What does Utopia Utopian mean? Origin and definition.

What does Utopia or Utopian mean?
Start off with the origin of the word. First used in 1516 by Sir Thomas More in his book “Of the Best State of a Republic, and of the New Island Utopia”. On this Island everything was perfect. A state of bliss.
The word Utopia has Greek origins meaning “no place”.
So, if Utopia is no place and Utopia is a place of harmony and bliss then one could deduct that Utopia does not exist, as in no place is a place of bliss and harmony?
I am still trying to get my mind around what I typed in the previous sentence, but it makes sense if you read it more than once.
Utopia appears to be more of a philosophical concept than a practical place. Utopia or Utopian is commonly defined as a place, or more commonly as a political concept, that is strived towards but never really achieved.

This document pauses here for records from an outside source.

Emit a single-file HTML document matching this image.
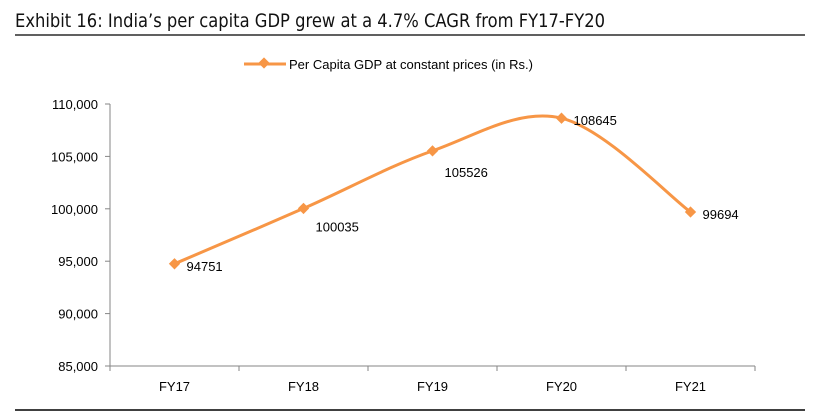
<!DOCTYPE html>
<html><head><meta charset="utf-8"><style>
body{margin:0;background:#fff;width:831px;height:413px;overflow:hidden;font-family:"Liberation Sans",sans-serif}
</style></head><body>
<svg width="831" height="413" xmlns="http://www.w3.org/2000/svg">
<text x="15" y="27" font-size="19" fill="#111" style="font-family:'DejaVu Sans','Liberation Sans',sans-serif" textLength="590" lengthAdjust="spacingAndGlyphs">Exhibit 16: India’s per capita GDP grew at a 4.7% CAGR from FY17-FY20</text>
<line x1="15" y1="35" x2="805" y2="35" stroke="#000" stroke-width="1.2"/>
<line x1="15" y1="410" x2="805" y2="410" stroke="#000" stroke-width="1.5"/>
<g>
<line x1="244" y1="64" x2="286" y2="64" stroke="#F79646" stroke-width="3"/>
<rect x="260" y="59" width="8" height="8" fill="#F79646" transform="rotate(45 264 63)"/>
<text x="289" y="69" font-size="13" fill="#000">Per Capita GDP at constant prices (in Rs.)</text>
</g>
<g id="axes"></g><g id="series"></g>
</svg>
<script>
const categories=["FY17","FY18","FY19","FY20","FY21"];
const values=[94751,100035,105526,108645,99694];
const yTicks=[85000,90000,95000,100000,105000,110000];
const labelDy=[2,18,21,2,2];
const x0=110,bw=129,yTop=104,yBot=366,yMin=85000,yMax=110000;
const X=i=>x0+bw*(i+0.5);
const Y=v=>yBot-(v-yMin)/(yMax-yMin)*(yBot-yTop);
const NS="http://www.w3.org/2000/svg";
function mk(t,a,p){const e=document.createElementNS(NS,t);for(const k in a)e.setAttribute(k,a[k]);p.appendChild(e);return e;}
const ax=document.getElementById('axes'),se=document.getElementById('series');
const ya=mk('line',{x1:x0,y1:yTop,x2:x0,y2:yBot,stroke:'#868686'},ax);


yTicks.forEach(v=>{
 mk('line',{x1:x0-5,y1:Y(v),x2:x0,y2:Y(v),stroke:'#868686'},ax);
 const t=mk('text',{x:x0-12,y:Y(v)+5,'font-size':13,'text-anchor':'end',fill:'#000'},ax);
 t.textContent=v.toLocaleString('en-US');
 
 
});
const xa=mk('line',{x1:x0,y1:yBot,x2:x0+bw*categories.length,y2:yBot,stroke:'#868686'},ax);


categories.forEach((c,i)=>{
 mk('line',{x1:x0+bw*i,y1:yBot,x2:x0+bw*i,y2:yBot+5,stroke:'#868686'},ax);
 const t=mk('text',{x:X(i),y:yBot+25,'font-size':13,'text-anchor':'middle',fill:'#000'},ax);
 t.textContent=c;
 
 
});
mk('line',{x1:x0+bw*5,y1:yBot,x2:x0+bw*5,y2:yBot+5,stroke:'#868686'},ax);
const pts=values.map((v,i)=>[X(i),Y(v)]);
let d=`M${pts[0][0]},${pts[0][1]}`;const k=1/6;
for(let i=0;i<pts.length-1;i++){
 const p0=pts[Math.max(i-1,0)],p1=pts[i],p2=pts[i+1],p3=pts[Math.min(i+2,pts.length-1)];
 d+=` C${p1[0]+(p2[0]-p0[0])*k},${p1[1]+(p2[1]-p0[1])*k} ${p2[0]-(p3[0]-p1[0])*k},${p2[1]-(p3[1]-p1[1])*k} ${p2[0]},${p2[1]}`;
}
const ln=mk('path',{d:d,fill:'none',stroke:'#F79646','stroke-width':3},se);


pts.forEach((p,i)=>{
 const m=mk('rect',{x:p[0]-4,y:p[1]-4,width:8,height:8,fill:'#F79646',transform:`rotate(45 ${p[0]} ${p[1]})`},se);
 
 
 const t=mk('text',{x:p[0]+12,y:p[1]+labelDy[i]+5,'font-size':13,fill:'#000'},se);
 t.textContent=values[i];
 
 
});
</script>
</body></html>
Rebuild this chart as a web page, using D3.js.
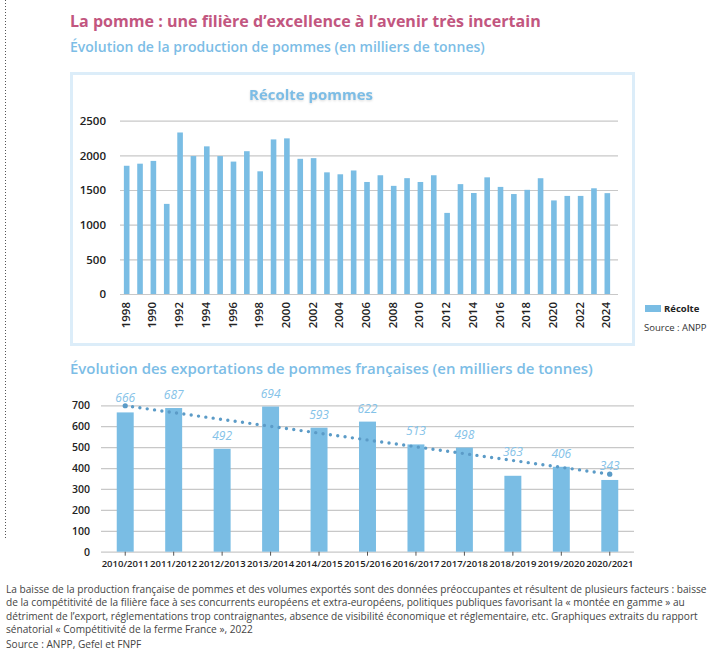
<!DOCTYPE html>
<html>
<head>
<meta charset="utf-8">
<script src="https://cdn.jsdelivr.net/npm/d3@7"></script>
<style>
  body { margin: 0; background: #fff; }
</style>
</head>
<body>
<svg id="chart" width="728" height="656"></svg>
<script>
// ---- data ----
const harvestYears = [1988, 1989, 1990, 1991, 1992, 1993, 1994, 1995, 1996, 1997,
  1998, 1999, 2000, 2001, 2002, 2003, 2004, 2005, 2006, 2007, 2008, 2009, 2010,
  2011, 2012, 2013, 2014, 2015, 2016, 2017, 2018, 2019, 2020, 2021, 2022, 2023, 2024];
const harvestValues = [1850, 1880, 1920, 1300, 2330, 1990, 2130, 1990, 1910, 2060,
  1770, 2230, 2245, 1950, 1960, 1755, 1727, 1782, 1616, 1713, 1560, 1671, 1616,
  1713, 1170, 1585, 1457, 1683, 1545, 1442, 1503, 1670, 1350, 1415, 1415, 1525, 1455];
// labels as printed on the chart (the first one really reads "1998")
const harvestTickYears = [1988, 1990, 1992, 1994, 1996, 1998, 2000, 2002, 2004, 2006,
  2008, 2010, 2012, 2014, 2016, 2018, 2020, 2022, 2024];
const harvestTickLabels = ["1998", "1990", "1992", "1994", "1996", "1998", "2000", "2002",
  "2004", "2006", "2008", "2010", "2012", "2014", "2016", "2018", "2020", "2022", "2024"];
const harvestYTicks = [0, 500, 1000, 1500, 2000, 2500];

const exportSeasons = ["2010/2011", "2011/2012", "2012/2013", "2013/2014", "2014/2015",
  "2015/2016", "2016/2017", "2017/2018", "2018/2019", "2019/2020", "2020/2021"];
const exportValues = [666, 687, 492, 694, 593, 622, 513, 498, 363, 406, 343];
const exportYTicks = [0, 100, 200, 300, 400, 500, 600, 700];

const footerLines = [
  "La baisse de la production française de pommes et des volumes exportés sont des données préoccupantes et résultent de plusieurs facteurs : baisse",
  "de la compétitivité de la filière face à ses concurrents européens et extra-européens, politiques publiques favorisant la « montée en gamme » au",
  "détriment de l’export, réglementations trop contraignantes, absence de visibilité économique et réglementaire, etc. Graphiques extraits du rapport",
  "sénatorial « Compétitivité de la ferme France », 2022"
];

// ---- style ----
const FONT = "'Open Sans', sans-serif";
const BAR = "#7abde4";
const BLUE_TXT = "#7cbde6";
const PINK = "#c2567f";
const GRID = "#c8c8c8";
const INK = "#222";

const svg = d3.select("#chart");

function fitText(sel, w) {
  const cur = sel.node().getComputedTextLength();
  sel.attr("font-size", +sel.attr("font-size") * w / cur);
}

// left dotted rule
svg.append("line")
  .attr("x1", 5.5).attr("x2", 5.5).attr("y1", 0).attr("y2", 540)
  .attr("stroke", "#555").attr("stroke-width", 1)
  .attr("stroke-dasharray", "1 2");

// titles
svg.append("text")
  .attr("x", 70).attr("y", 27)
  .attr("font-family", FONT).attr("font-weight", 700).attr("font-size", 18)
  .attr("fill", PINK)
  .text("La pomme : une filière d’excellence à l’avenir très incertain")
  .call(fitText, 471);

svg.append("text")
  .attr("x", 70).attr("y", 52)
  .attr("font-family", FONT).attr("font-weight", 600).attr("font-size", 15)
  .attr("fill", BLUE_TXT)
  .text("Évolution de la production de pommes (en milliers de tonnes)")
  .call(fitText, 415);

// ---- top chart ----
svg.append("rect")
  .attr("x", 71.5).attr("y", 73.5).attr("width", 562).attr("height", 271)
  .attr("fill", "#fff").attr("stroke", "#dcedf9").attr("stroke-width", 3);

svg.append("text")
  .attr("x", 311).attr("y", 100)
  .attr("text-anchor", "middle")
  .attr("font-family", FONT).attr("font-weight", 700).attr("font-size", 15)
  .attr("fill", BLUE_TXT)
  .style("filter", "drop-shadow(0px 1px 1px rgba(0,0,0,0.15))")
  .text("Récolte pommes")
  .call(fitText, 124);

const x1 = d3.scaleBand().domain(harvestYears).range([120, 614])
  .paddingInner(0.58).paddingOuter(0.29);
const y1 = d3.scaleLinear().domain([0, 2500]).range([294, 120.7]);

const g1 = svg.append("g");

g1.append("g")
  .attr("transform", "translate(120,0)")
  .call(d3.axisLeft(y1).tickValues(harvestYTicks).tickSize(-498).tickPadding(14)
    .tickFormat(d3.format("d")))
  .call(g => g.select(".domain").remove())
  .call(g => g.selectAll("line").attr("stroke", GRID).attr("stroke-width", 1.2))
  .call(g => g.selectAll("text")
    .attr("font-family", FONT).attr("font-size", 11.5).attr("font-weight", 600)
    .attr("fill", INK));

g1.selectAll(".bar")
  .data(harvestValues)
  .join("rect")
  .attr("class", "bar")
  .attr("x", (d, i) => x1(harvestYears[i]))
  .attr("y", d => y1(d))
  .attr("width", x1.bandwidth())
  .attr("height", d => y1(0) - y1(d))
  .attr("fill", BAR);

g1.append("g")
  .attr("transform", "translate(0,294)")
  .call(d3.axisBottom(x1).tickValues(harvestTickYears).tickSize(0)
    .tickFormat((d, i) => harvestTickLabels[i]))
  .call(g => g.select(".domain").remove())
  .call(g => g.selectAll("text")
    .attr("font-family", FONT).attr("font-size", 11.5).attr("font-weight", 600)
    .attr("fill", INK)
    .attr("transform", "rotate(-90)")
    .attr("text-anchor", "end")
    .attr("x", -8).attr("y", -1).attr("dy", "0.35em"));

// legend
svg.append("rect")
  .attr("x", 645).attr("y", 305).attr("width", 16).attr("height", 7)
  .attr("fill", BAR);
svg.append("text")
  .attr("x", 664).attr("y", 312)
  .attr("font-family", FONT).attr("font-weight", 700).attr("font-size", 9.5)
  .attr("fill", INK).text("Récolte");
svg.append("text")
  .attr("x", 644).attr("y", 331)
  .attr("font-family", FONT).attr("font-size", 9.5)
  .attr("fill", "#333").text("Source : ANPP");

// ---- bottom chart ----
svg.append("text")
  .attr("x", 70).attr("y", 374)
  .attr("font-family", FONT).attr("font-weight", 600).attr("font-size", 15)
  .attr("fill", BLUE_TXT)
  .text("Évolution des exportations de pommes françaises (en milliers de tonnes)")
  .call(fitText, 523);

const x2 = d3.scaleBand().domain(exportSeasons).range([101, 634])
  .paddingInner(0.65).paddingOuter(0.325);
const y2 = d3.scaleLinear().domain([0, 700]).range([551.7, 405.3]);

const g2 = svg.append("g");

g2.append("g")
  .attr("transform", "translate(101,0)")
  .call(d3.axisLeft(y2).tickValues(exportYTicks).tickSize(-533).tickPadding(11))
  .call(g => g.select(".domain").remove())
  .call(g => g.selectAll("line").attr("stroke", GRID).attr("stroke-width", 1.2))
  .call(g => g.selectAll("text")
    .attr("font-family", FONT).attr("font-size", 10.5).attr("font-weight", 600)
    .attr("fill", INK));

g2.selectAll(".bar")
  .data(exportValues)
  .join("rect")
  .attr("class", "bar")
  .attr("x", (d, i) => x2(exportSeasons[i]))
  .attr("y", d => y2(d))
  .attr("width", x2.bandwidth())
  .attr("height", d => y2(0) - y2(d))
  .attr("fill", BAR);

g2.append("g")
  .attr("transform", "translate(0,551.7)")
  .call(d3.axisBottom(x2).tickSize(4).tickPadding(5))
  .call(g => g.select(".domain").remove())
  .call(g => g.selectAll("line").attr("stroke", "#555"))
  .call(g => g.selectAll("text")
    .attr("font-family", FONT).attr("font-size", 9.5).attr("font-weight", 600)
    .attr("fill", INK));

// linear trend of the exports
const n = exportValues.length;
const mx = d3.mean(exportValues, (d, i) => i);
const my = d3.mean(exportValues);
const slope = d3.sum(exportValues, (d, i) => (i - mx) * (d - my)) /
  d3.sum(exportValues, (d, i) => (i - mx) * (i - mx));
const icpt = my - slope * mx;
const cx2 = i => x2(exportSeasons[i]) + x2.bandwidth() / 2;
const trendY = i => y2(icpt + slope * i);
const trend = [0, n - 1].map(i => [cx2(i), trendY(i)]);

g2.append("path")
  .attr("d", d3.line()(trend))
  .attr("fill", "none")
  .attr("stroke", "#5b9bc7")
  .attr("stroke-width", 3.4)
  .attr("stroke-linecap", "round")
  .attr("stroke-dasharray", "0 7.4");

g2.selectAll(".trend-end")
  .data(trend)
  .join("circle")
  .attr("class", "trend-end")
  .attr("cx", d => d[0]).attr("cy", d => d[1]).attr("r", 2.6)
  .attr("fill", "#5b9bc7");

// value labels sit above the bar, pushed above the trend line when it runs close to the bar top
function labelY(d, i) {
  const top = y2(d) - 9;
  const t = trendY(i);
  return t > y2(d) - 20 ? Math.min(top, t - 4) : top;
}

g2.selectAll(".val")
  .data(exportValues)
  .join("text")
  .attr("class", "val")
  .attr("x", (d, i) => cx2(i))
  .attr("y", labelY)
  .attr("text-anchor", "middle")
  .attr("font-family", FONT).attr("font-style", "italic").attr("font-size", 12)
  .attr("fill", "#84c2e8")
  .text(d => d);

// ---- footer ----
const foot = svg.append("g")
  .attr("font-family", FONT).attr("fill", "#444");

const lines = foot.selectAll("text")
  .data(footerLines)
  .join("text")
  .attr("x", 6)
  .attr("y", (d, i) => 593 + i * 13.3)
  .attr("font-size", 10)
  .text(d => d);

const fs = 10 * 701 / lines.node().getComputedTextLength();
lines.attr("font-size", fs);

foot.append("text")
  .attr("x", 6).attr("y", 648)
  .attr("font-size", fs)
  .text("Source : ANPP, Gefel et FNPF");
</script>
</body>
</html>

A definition from a philosophical dictionary states “ an imagined perfect place or state of things”, which is the best definition I could find.
Most other dictionaries revolve around words such as “idealistic and impractical state of affairs.”
Therefore, Utopian can be seen as more inspirational concept than practical, something to aim for (perfection) that is not realistically attainable in the real world.
A Idealist would have Utopian goals, which would be in direct contrast with the thinking of Cynics or Skeptics
A modern day example of a Utopian concept?
Everyone on earth having a common understanding of climate change and a global practical plan to address the problem.